Related: Is Commercial Hydrogen Possible Without Fossil Fuels? Around the globe oil companies are slashing spending, notably for exploration and non-essential development activities, and shuttering uneconomic operations because of sharply weaker oil prices. This will cause investment in Brazil’s economically crucial oil industry to decline, impacting production volumes, exploration and ultimately crucial reserves growth.
According to the United Nations, softer demand for commodities, notably oil, and reduced global growth will cause 2020 foreign investment in Latin America to halve to around $80 billion.
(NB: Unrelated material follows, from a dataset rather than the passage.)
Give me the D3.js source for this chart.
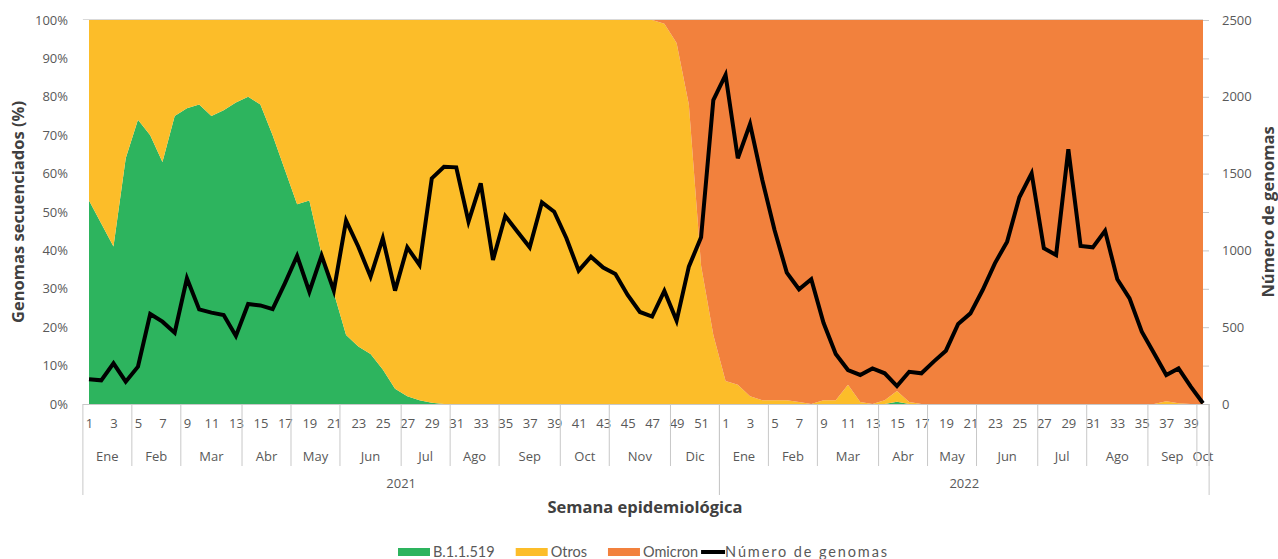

It is Peru, Colombia and Brazil, which are highly dependent on substantial foreign investment in their all-important extractive industries to drive economic growth, that will be among the most severely impacted.
Investment in Brazil’s oil industry has been declining since late 2019 despite booming oil production and exports. That deterioration will accelerate because of the latest oil price crash and ongoing coronavirus pandemic. This is being amplified by the rapid spread of COVID-19 in Brazil. Last Friday, Brazil’s oil industry regulator the Brazilian National Agency of Petroleum, Natural Gas and Biofuels (ANP Portuguese acronym) confirmed in a Reuters news release that there were 1,427 coronavirus cases among offshore oil workers.
While it is difficult to identify a single number, investment in Brazil’s economically crucial petroleum industry will fall. State-controlled Petrobras, which is responsible for around 94% of Brazil’s petroleum production, slashed budgeted 2020 capital expenditure by $3.5 billion and mothballed 62 shallow-water oil platforms. Earlier this year, Petrobras announced it was planning to curtail its planned 2020 oil production by 200,000 barrels daily, but later reversed that decision on strong demand from China. Related: Norway’s Oil Industry Is Beginning To Recover
Falling investment, primarily from foreign oil majors in Brazil’s petroleum industry will impact oil exploration and production. Brazil’s hydrocarbon output fell sharply during May 2020. Petroleum production of almost 2.8 million barrels was 6.5% lower than April, but surprisingly 1.3% greater than a year earlier. That was also only marginally lower than forecast 2020 daily average oil production of 2.88 million barrels. This coupled with Petrobras, which is responsible for roughly 75% of Brazil’s oil production, exporting a record 1 million barrels of crude daily in April 2020, indicates the impact on Brazil’s oil industry may not be as severe as initially believed. That will help to blunt the impact of the COVID-19 pandemic on Brazil’s fragile economy.
President Jair Bolsonaro’s chaotic management of the pandemic, which analysts argue is responsible for Brazil becoming the second-worst affected country globally, saw the IMF predict that Latin America’s largest economy will suffer its worst economic downturn of modern times. The IMF believes Brazil’s 2020 GDP will shrink by 9.1%, which if Venezuela is excluded, is the fourth largest forecast decline in Latin America. If it weren’t for the resilience of Brazil’s crucial hydrocarbon sector, that estimate would be far worse.
COVID-19 is a disaster for Brazil, but the impact on the petroleum industry of Latin America’s most populous country has not been as severe as anticipated. That, coupled with an unexpected spike in demand for Brazilian oil from China, will blunt the economic fallout from the pandemic. The resilience of Brazil’s oil industry to such a challenging operating environment is a warning to OPEC that the cartel can no longer control global oil supply and hence prices. While the latest developments will slow the growth of Brazil’s oil industry, they won’t prevent the long-awaited historic boom from occurring.